Morton County Assistant State's Attorney Gabrielle Goter and Burleigh County Assistant State's Attorney Justin Schwarz both asked Schneider on Sept. 24 to impose jail time on Kiefer for the violation.

Goter said the state had tried placing Kiefer on electronic monitoring and probation.

"We've already been there. We've already done that. It has not been sufficient," Goter said. "We've been here. We're less than a year after sentencing. We're already back."

Goter said Kiefer was a poor candidate for probation because he had demonstrated a lack of regard for the rules of his probation, including having contact with livestock even after the probation revocation charges had been filed.

"My concern is, we haven't taught Mr. Kiefer anything. He pays his money and he doesn't have to sit any time," she said.

Goter went on to say, "Mr. Kiefer does whatever Mr. Kiefer wants to do."

Goter requested, and Schwarz seconded, that Schneider hand Kiefer a one-year sentence, with credit for the six months Kiefer already served on electronic monitoring as well as the week Kiefer spent in jail after being arrested for violating probation.


In addition, Goter asked Schneider to make the two six-month sentences -- one each for the Burleigh and Morton county cases -- be made consecutive, meaning Kiefer would be required to serve a year.

Goter said the cases involved "separate counties. Separate charges. Separate animals that we're dealing with."

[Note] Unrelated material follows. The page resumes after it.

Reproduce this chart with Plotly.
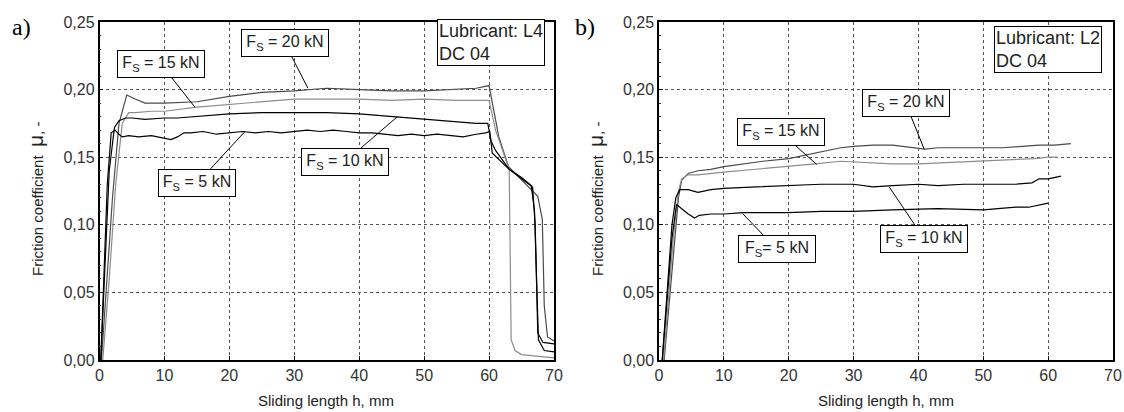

Schwarz told the judge he was not "specifically" asking for a consecutive sentence, but that he concurred with Goter's argument.

Kiefer's attorney, Scott Hager of Bismarck, told Schneider that his client had taken responsibility for his actions. He added that Kiefer's violations were a result of his struggling with changing a fundamental part of his life.

"Mr. Kiefer is 64 years old. Throughout the course of his life, horses have always -- horses and animals and livestock -- have always been a part of his life," Hager said, adding that it was "difficult to stop that part of your life."

Hager said Kiefer acknowledged he made a mistake and would accept electronic monitoring, fines or further probation. Hager said Kiefer was opposed to jail time, though.

"To at this point say six months on the Morton County (charges), and another six months on the Burleigh County charges, Mr. Kiefer certainly thinks that that is excessive," Hager said.

Kiefer also addressed the judge.


"I've been on the positive side of society for 99 percent of my life," Kiefer said. "I admit, mistakes were made. And I guess all I can say is my dad always told me, 'If you tell the truth, you don't have to remember what you said.'"

Kiefer seconded his attorney's request.

"I would appreciate the opportunity to continue contributing to society without having to spend time in jail. Whatever other restrictions were placed by the court would be acceptable," he said.

When Schneider gave Goter the chance to respond to Kiefer, the assistant state's attorney challenged Kiefer's statement.

"In the Morton County case, there were over 100 animals that died. That's not 'mistakes were made,' that's significant," Goter said. "The dishonesty is there. The same pattern of behavior is there."

Schneider agreed.

"This was a very significant case. We're talking about more than 100 animals dying," the judge said. "And here we are back in court. Mr. Kiefer didn't comply with the requirement of no animals."

Schneider accepted Goter's recommendation of one year in jail, adding that Kiefer would begin that sentence immediately.


After the hearing, Kiefer was taken into custody at the Burleigh County Courthouse, with the intent of transferring him to Morton County Correctional Center to begin his sentence.

Hager could not be reached for comment.